»»

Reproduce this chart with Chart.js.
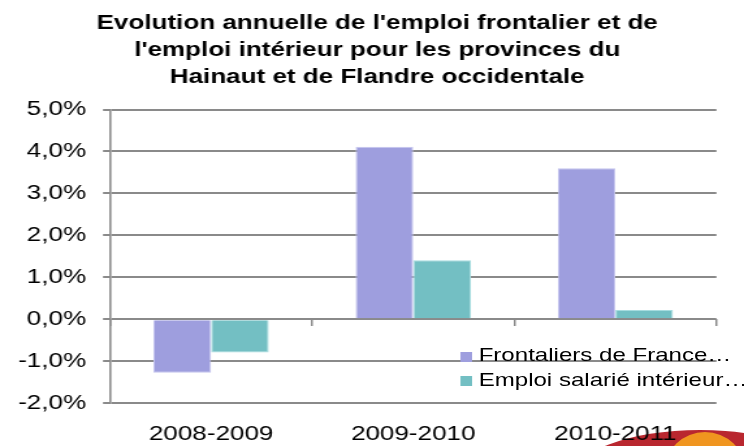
<!DOCTYPE html>
<html lang="fr">
<head>
    <meta charset="UTF-8">
    <title>Evolution annuelle de l'emploi frontalier</title>
    <script src="https://cdn.jsdelivr.net/npm/chart.js"></script>
    <style>
        body { margin: 0; background: #fff; overflow: hidden; }
        .page { position: relative; width: 744px; height: 446px; overflow: hidden; }
        /* the original picture is stretched horizontally, so the chart is drawn narrower and widened */
        .stretch { position: absolute; left: 0; top: 0; width: 572px; height: 446px; transform: scaleX(1.3007); transform-origin: 0 0; z-index: 1; }
        .legend { position: absolute; left: 354px; top: 343px; font: 18.5px "Liberation Sans", Arial, sans-serif; color: #000; }
        .legend-row { display: flex; align-items: center; height: 24.5px; white-space: nowrap; }
        .legend-box { width: 9px; height: 10px; margin: 3px 5px 0 0; }
        .blob { position: absolute; border-radius: 50%; z-index: 0; }
        .blob-red { left: 570px; top: 430px; width: 260px; height: 100px; background: #b9272f; }
        .blob-orange { left: 665px; top: 432px; width: 80px; height: 76px; background: #f0951f; }
    </style>
</head>
<body>
    <div class="page">
        <div class="blob blob-red"></div>
        <div class="blob blob-orange"></div>
        <div class="stretch">
            <canvas id="chart" width="572" height="446"></canvas>
            <div class="legend" id="legend"></div>
        </div>
    </div>

    <script>
        const periodes = ['2008-2009', '2009-2010', '2010-2011'];
        const frontaliers = [-1.27, 4.11, 3.60];
        const emploiInterieur = [-0.79, 1.41, 0.22];
        const yTicks = [-2, -1, 0, 1, 2, 3, 4, 5];

        const seriesNames = ['Frontaliers de France…', 'Emploi salarié intérieur…'];
        const seriesColors = ['#9e9ede', '#73bfc3'];
        const titleLines = [
            "Evolution annuelle de l'emploi frontalier et de",
            "l'emploi intérieur pour les provinces du",
            "Hainaut et de Flandre occidentale"
        ];

        const fontFamily = '"Liberation Sans", Arial, sans-serif';
        const gridGray = '#8a8a8a';

        const chart = new Chart(document.getElementById('chart'), {
            type: 'bar',
            data: {
                labels: periodes,
                datasets: [
                    {
                        label: seriesNames[0],
                        data: frontaliers,
                        backgroundColor: seriesColors[0],
                        borderColor: '#c4c4ee',
                        borderWidth: 1
                    },
                    {
                        label: seriesNames[1],
                        data: emploiInterieur,
                        backgroundColor: seriesColors[1],
                        borderColor: '#a6dcdf',
                        borderWidth: 1
                    }
                ]
            },
            options: {
                responsive: false,
                animation: false,
                categoryPercentage: 0.57,
                barPercentage: 1,
                layout: { padding: { left: 8, right: 0, top: 0, bottom: 0 } },
                plugins: {
                    legend: { display: false },
                    tooltip: { enabled: false },
                    title: {
                        display: true,
                        text: titleLines,
                        color: '#000',
                        font: { family: fontFamily, size: 20, weight: 'bold', lineHeight: 27 / 20 },
                        padding: { top: 9.5, bottom: 19 }
                    }
                },
                scales: {
                    x: {
                        afterFit: (scale) => { scale.height = 42.7; },
                        grid: { display: false, drawTicks: false },
                        border: { display: false },
                        ticks: { color: '#000', padding: 19, font: { family: fontFamily, size: 20 } }
                    },
                    x2: {
                        axis: 'x',
                        type: 'category',
                        position: { y: 0 },
                        offset: true,
                        afterFit: (scale) => { scale.height = 0; },
                        grid: { offset: true, drawOnChartArea: false, drawTicks: true, tickLength: 7, color: gridGray, lineWidth: 1.5 },
                        border: { display: false },
                        ticks: { display: false }
                    },
                    y: {
                        min: -2,
                        max: 5,
                        afterBuildTicks: (scale) => { scale.ticks = yTicks.map(v => ({ value: v })); },
                        afterFit: (scale) => { scale.width = 84.6 - 8; },
                        grid: { color: gridGray, lineWidth: 2, tickLength: 5.4 },
                        border: { color: gridGray, width: 1.6 },
                        ticks: {
                            color: '#000',
                            padding: 13,
                            font: { family: fontFamily, size: 20 },
                            callback: (v) => v.toFixed(1).replace('.', ',') + '%'
                        }
                    },
                    // empty strip on the right, keeps the plot narrower than the title
                    yRight: {
                        axis: 'y',
                        type: 'linear',
                        position: 'right',
                        afterFit: (scale) => { scale.width = 21.2; },
                        grid: { display: false, drawTicks: false },
                        border: { display: false },
                        ticks: { display: false }
                    }
                }
            }
        });

        // legend sitting inside the plot, bottom right
        const legend = document.getElementById('legend');
        chart.data.datasets.forEach(ds => {
            const row = document.createElement('div');
            row.className = 'legend-row';
            row.innerHTML = `<span class="legend-box" style="background:${ds.backgroundColor}"></span><span>${ds.label}</span>`;
            legend.appendChild(row);
        });
    </script>
</body>
</html>
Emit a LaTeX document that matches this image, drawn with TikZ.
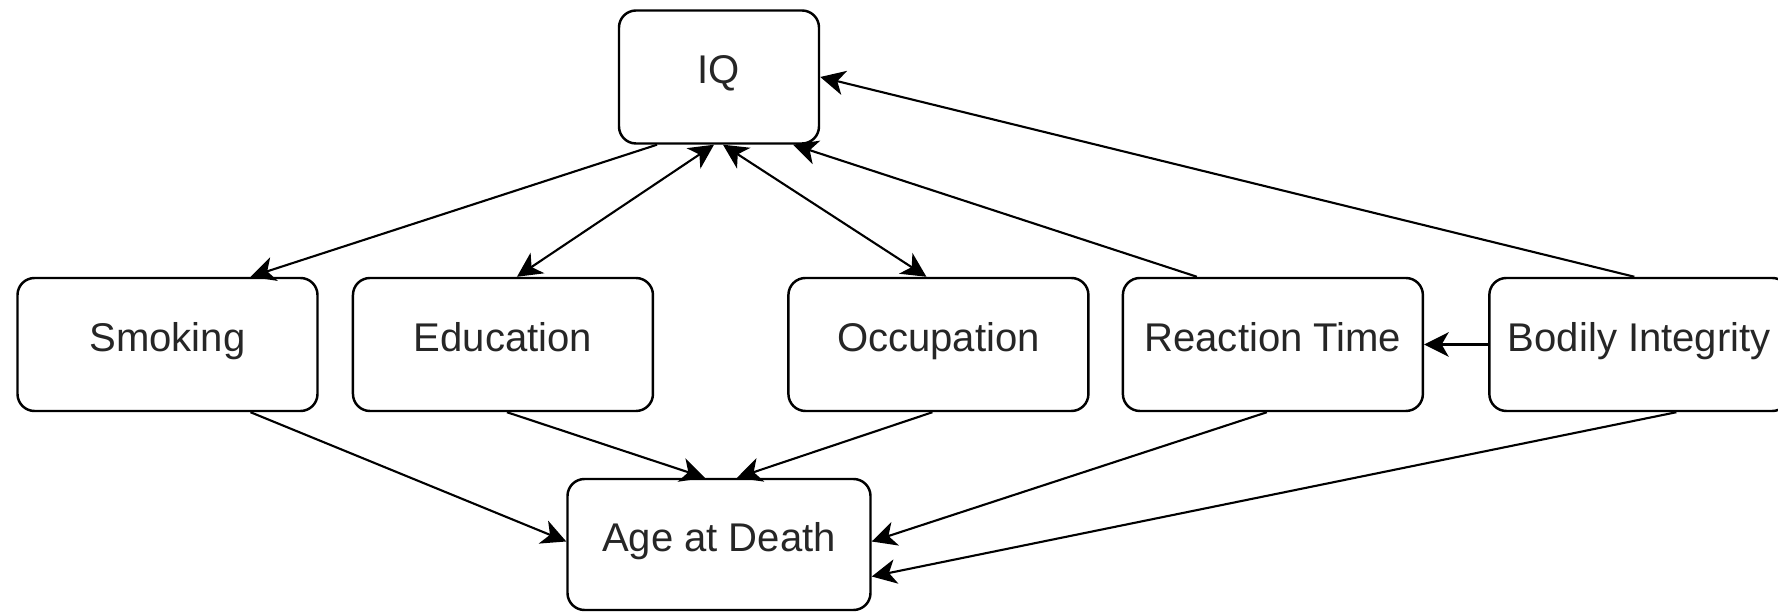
\documentclass[tikz,border=0pt]{standalone}
\usepackage{fontspec}
\setmainfont{Liberation Sans}
\usetikzlibrary{arrows.meta, positioning}
\tikzset{
    factor/.style={rectangle, draw, line width=0.7pt, rounded corners=0.17cm, fill=white, align=center,
        minimum width=3cm, minimum height=1.33cm, inner sep=0pt, text height=8.4pt, text depth=4.6pt,
        font=\fontsize{11.4}{14}\selectfont, text=black!85},
    arrow/.style={line width=0.6pt, -{Stealth[length=7pt, width=7pt, inset=2pt]}},
    twoway/.style={arrow, {Stealth[length=7pt, width=7pt, inset=2pt]}-{Stealth[length=7pt, width=7pt, inset=2pt]}}
}
\begin{document}
\begin{tikzpicture}
    \useasboundingbox (0,0) rectangle (17.78,-6.13);

    % Top
    \node (iq) [factor, minimum width=2cm] at (7.19,-0.77) {IQ};

    % Middle row
    \node (smoking) [factor] at (1.675,-3.445) {Smoking};
    \node (education) [factor, right=0.33cm of smoking] {Education};
    \node (occupation) [factor, right=1.33cm of education] {Occupation};
    \node (reaction) [factor, right=0.32cm of occupation] {Reaction Time};
    \node (bodily) [factor, right=0.64cm of reaction] {Bodily Integrity};

    % Bottom
    \node (death) [factor, minimum width=3.03cm, minimum height=1.31cm] at (7.19,-5.445) {Age at Death};

    % Links with IQ
    \draw [arrow] ([xshift=-0.62cm]iq.south) -- ([xshift=0.83cm]smoking.north);
    \draw [twoway] ([xshift=-0.05cm]iq.south) -- ([xshift=0.14cm]education.north);
    \draw [twoway] ([xshift=0.04cm]iq.south) -- ([xshift=-0.12cm]occupation.north);
    \draw [arrow] ([xshift=-0.76cm]reaction.north) -- ([xshift=0.74cm]iq.south);
    \draw [arrow] ([xshift=-0.05cm]bodily.north) -- (iq.east);
    \draw [arrow] (bodily.west) -- (reaction.east);

    % Links with Age at Death
    \draw [arrow] ([xshift=0.83cm]smoking.south) -- ([yshift=0.03cm]death.west);
    \draw [arrow] ([xshift=0.04cm]education.south) -- ([xshift=-0.14cm]death.north);
    \draw [arrow] ([xshift=-0.06cm]occupation.south) -- ([xshift=0.18cm]death.north);
    \draw [arrow] ([xshift=-0.06cm]reaction.south) -- ([yshift=0.03cm]death.east);
    \draw [arrow] ([xshift=0.37cm]bodily.south) -- ([yshift=-0.32cm]death.east);

\end{tikzpicture}
\end{document}
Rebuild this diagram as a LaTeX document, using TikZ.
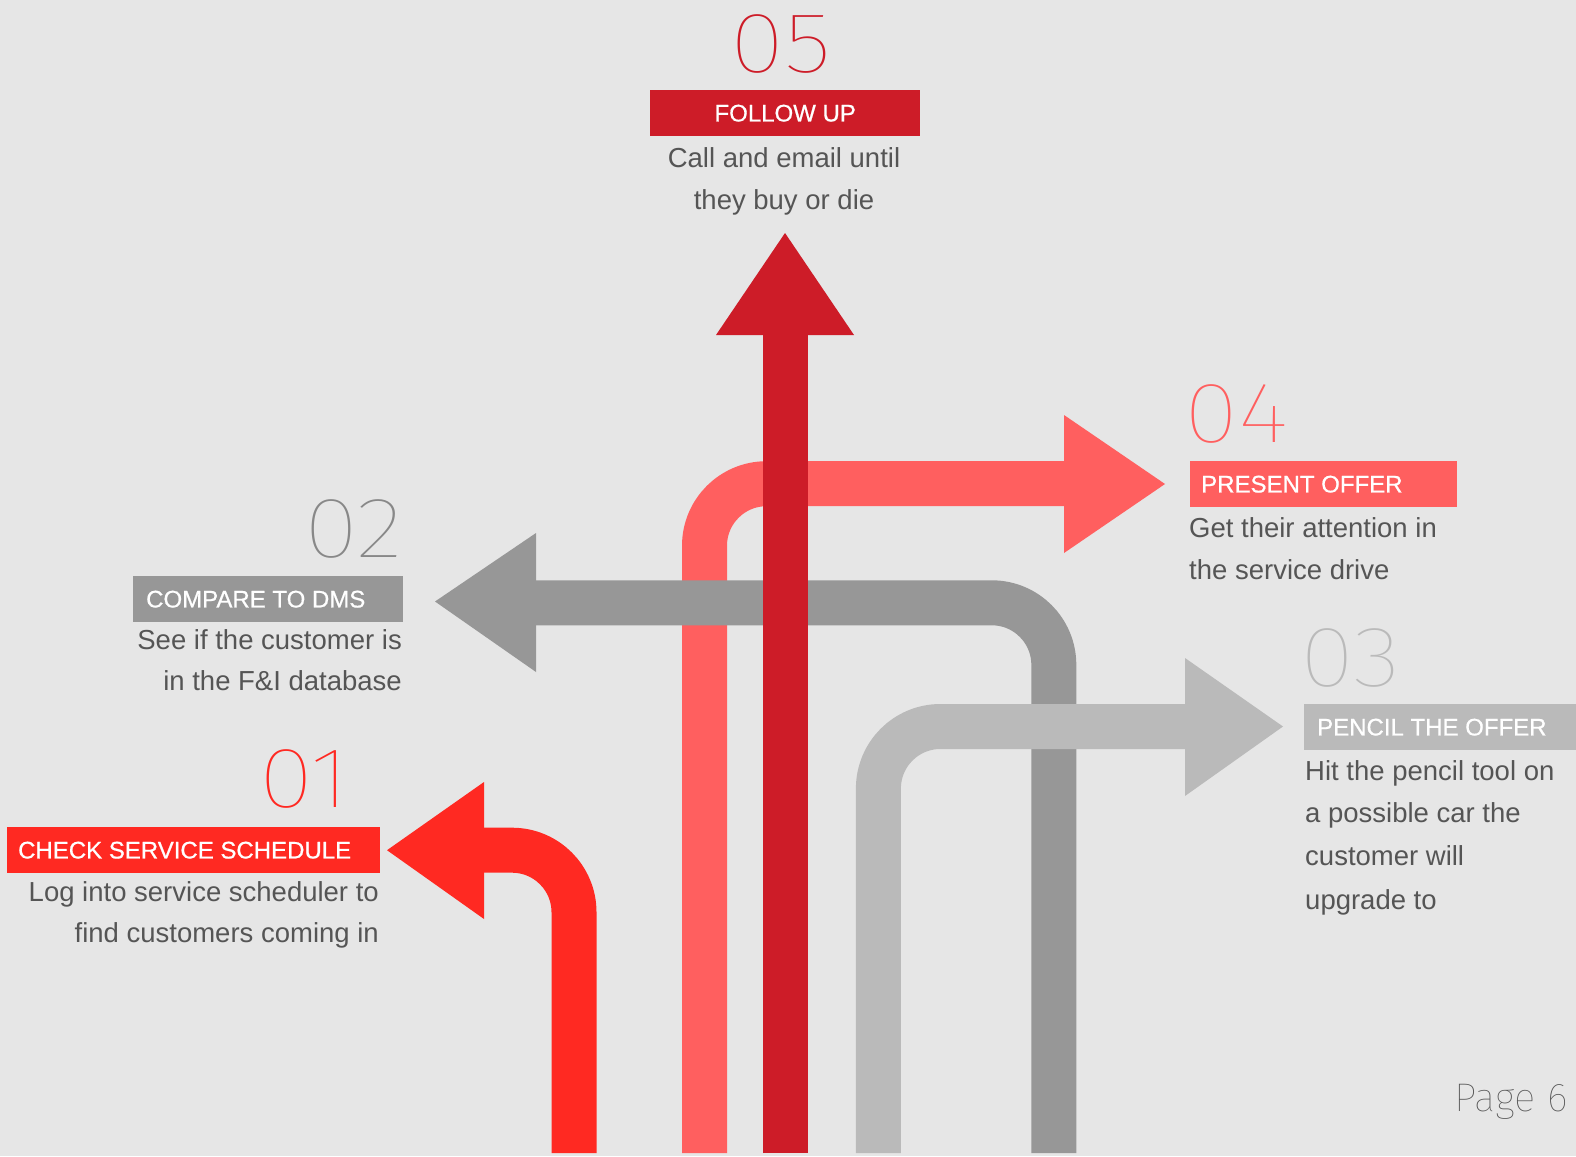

««

AIM OF THE TASK:
Write the records above out again exactly, with no pictures in your copy.

RESULT FOR THIS TASK:
Reproduce this chart with Chart.js.
<!DOCTYPE html>
<html lang="fr">
<head>
    <meta charset="UTF-8">
    <title>Evolution annuelle de l'emploi frontalier</title>
    <script src="https://cdn.jsdelivr.net/npm/chart.js"></script>
    <style>
        body { margin: 0; background: #fff; overflow: hidden; }
        .page { position: relative; width: 744px; height: 446px; overflow: hidden; }
        /* the original picture is stretched horizontally, so the chart is drawn narrower and widened */
        .stretch { position: absolute; left: 0; top: 0; width: 572px; height: 446px; transform: scaleX(1.3007); transform-origin: 0 0; z-index: 1; }
        .legend { position: absolute; left: 354px; top: 343px; font: 18.5px "Liberation Sans", Arial, sans-serif; color: #000; }
        .legend-row { display: flex; align-items: center; height: 24.5px; white-space: nowrap; }
        .legend-box { width: 9px; height: 10px; margin: 3px 5px 0 0; }
        .blob { position: absolute; border-radius: 50%; z-index: 0; }
        .blob-red { left: 570px; top: 430px; width: 260px; height: 100px; background: #b9272f; }
        .blob-orange { left: 665px; top: 432px; width: 80px; height: 76px; background: #f0951f; }
    </style>
</head>
<body>
    <div class="page">
        <div class="blob blob-red"></div>
        <div class="blob blob-orange"></div>
        <div class="stretch">
            <canvas id="chart" width="572" height="446"></canvas>
            <div class="legend" id="legend"></div>
        </div>
    </div>

    <script>
        const periodes = ['2008-2009', '2009-2010', '2010-2011'];
        const frontaliers = [-1.27, 4.11, 3.60];
        const emploiInterieur = [-0.79, 1.41, 0.22];
        const yTicks = [-2, -1, 0, 1, 2, 3, 4, 5];

        const seriesNames = ['Frontaliers de France…', 'Emploi salarié intérieur…'];
        const seriesColors = ['#9e9ede', '#73bfc3'];
        const titleLines = [
            "Evolution annuelle de l'emploi frontalier et de",
            "l'emploi intérieur pour les provinces du",
            "Hainaut et de Flandre occidentale"
        ];

        const fontFamily = '"Liberation Sans", Arial, sans-serif';
        const gridGray = '#8a8a8a';

        const chart = new Chart(document.getElementById('chart'), {
            type: 'bar',
            data: {
                labels: periodes,
                datasets: [
                    {
                        label: seriesNames[0],
                        data: frontaliers,
                        backgroundColor: seriesColors[0],
                        borderColor: '#c4c4ee',
                        borderWidth: 1
                    },
                    {
                        label: seriesNames[1],
                        data: emploiInterieur,
                        backgroundColor: seriesColors[1],
                        borderColor: '#a6dcdf',
                        borderWidth: 1
                    }
                ]
            },
            options: {
                responsive: false,
                animation: false,
                categoryPercentage: 0.57,
                barPercentage: 1,
                layout: { padding: { left: 8, right: 0, top: 0, bottom: 0 } },
                plugins: {
                    legend: { display: false },
                    tooltip: { enabled: false },
                    title: {
                        display: true,
                        text: titleLines,
                        color: '#000',
                        font: { family: fontFamily, size: 20, weight: 'bold', lineHeight: 27 / 20 },
                        padding: { top: 9.5, bottom: 19 }
                    }
                },
                scales: {
                    x: {
                        afterFit: (scale) => { scale.height = 42.7; },
                        grid: { display: false, drawTicks: false },
                        border: { display: false },
                        ticks: { color: '#000', padding: 19, font: { family: fontFamily, size: 20 } }
                    },
                    x2: {
                        axis: 'x',
                        type: 'category',
                        position: { y: 0 },
                        offset: true,
                        afterFit: (scale) => { scale.height = 0; },
                        grid: { offset: true, drawOnChartArea: false, drawTicks: true, tickLength: 7, color: gridGray, lineWidth: 1.5 },
                        border: { display: false },
                        ticks: { display: false }
                    },
                    y: {
                        min: -2,
                        max: 5,
                        afterBuildTicks: (scale) => { scale.ticks = yTicks.map(v => ({ value: v })); },
                        afterFit: (scale) => { scale.width = 84.6 - 8; },
                        grid: { color: gridGray, lineWidth: 2, tickLength: 5.4 },
                        border: { color: gridGray, width: 1.6 },
                        ticks: {
                            color: '#000',
                            padding: 13,
                            font: { family: fontFamily, size: 20 },
                            callback: (v) => v.toFixed(1).replace('.', ',') + '%'
                        }
                    },
                    // empty strip on the right, keeps the plot narrower than the title
                    yRight: {
                        axis: 'y',
                        type: 'linear',
                        position: 'right',
                        afterFit: (scale) => { scale.width = 21.2; },
                        grid: { display: false, drawTicks: false },
                        border: { display: false },
                        ticks: { display: false }
                    }
                }
            }
        });

        // legend sitting inside the plot, bottom right
        const legend = document.getElementById('legend');
        chart.data.datasets.forEach(ds => {
            const row = document.createElement('div');
            row.className = 'legend-row';
            row.innerHTML = `<span class="legend-box" style="background:${ds.backgroundColor}"></span><span>${ds.label}</span>`;
            legend.appendChild(row);
        });
    </script>
</body>
</html>
Emit a LaTeX document that matches this image, drawn with TikZ.
\documentclass[tikz,border=0pt]{standalone}
\usepackage{fontspec}
\setmainfont{Liberation Sans}
\usetikzlibrary{arrows.meta, positioning}
\tikzset{
    factor/.style={rectangle, draw, line width=0.7pt, rounded corners=0.17cm, fill=white, align=center,
        minimum width=3cm, minimum height=1.33cm, inner sep=0pt, text height=8.4pt, text depth=4.6pt,
        font=\fontsize{11.4}{14}\selectfont, text=black!85},
    arrow/.style={line width=0.6pt, -{Stealth[length=7pt, width=7pt, inset=2pt]}},
    twoway/.style={arrow, {Stealth[length=7pt, width=7pt, inset=2pt]}-{Stealth[length=7pt, width=7pt, inset=2pt]}}
}
\begin{document}
\begin{tikzpicture}
    \useasboundingbox (0,0) rectangle (17.78,-6.13);

    % Top
    \node (iq) [factor, minimum width=2cm] at (7.19,-0.77) {IQ};

    % Middle row
    \node (smoking) [factor] at (1.675,-3.445) {Smoking};
    \node (education) [factor, right=0.33cm of smoking] {Education};
    \node (occupation) [factor, right=1.33cm of education] {Occupation};
    \node (reaction) [factor, right=0.32cm of occupation] {Reaction Time};
    \node (bodily) [factor, right=0.64cm of reaction] {Bodily Integrity};

    % Bottom
    \node (death) [factor, minimum width=3.03cm, minimum height=1.31cm] at (7.19,-5.445) {Age at Death};

    % Links with IQ
    \draw [arrow] ([xshift=-0.62cm]iq.south) -- ([xshift=0.83cm]smoking.north);
    \draw [twoway] ([xshift=-0.05cm]iq.south) -- ([xshift=0.14cm]education.north);
    \draw [twoway] ([xshift=0.04cm]iq.south) -- ([xshift=-0.12cm]occupation.north);
    \draw [arrow] ([xshift=-0.76cm]reaction.north) -- ([xshift=0.74cm]iq.south);
    \draw [arrow] ([xshift=-0.05cm]bodily.north) -- (iq.east);
    \draw [arrow] (bodily.west) -- (reaction.east);

    % Links with Age at Death
    \draw [arrow] ([xshift=0.83cm]smoking.south) -- ([yshift=0.03cm]death.west);
    \draw [arrow] ([xshift=0.04cm]education.south) -- ([xshift=-0.14cm]death.north);
    \draw [arrow] ([xshift=-0.06cm]occupation.south) -- ([xshift=0.18cm]death.north);
    \draw [arrow] ([xshift=-0.06cm]reaction.south) -- ([yshift=0.03cm]death.east);
    \draw [arrow] ([xshift=0.37cm]bodily.south) -- ([yshift=-0.32cm]death.east);

\end{tikzpicture}
\end{document}
Rebuild this diagram as a LaTeX document, using TikZ.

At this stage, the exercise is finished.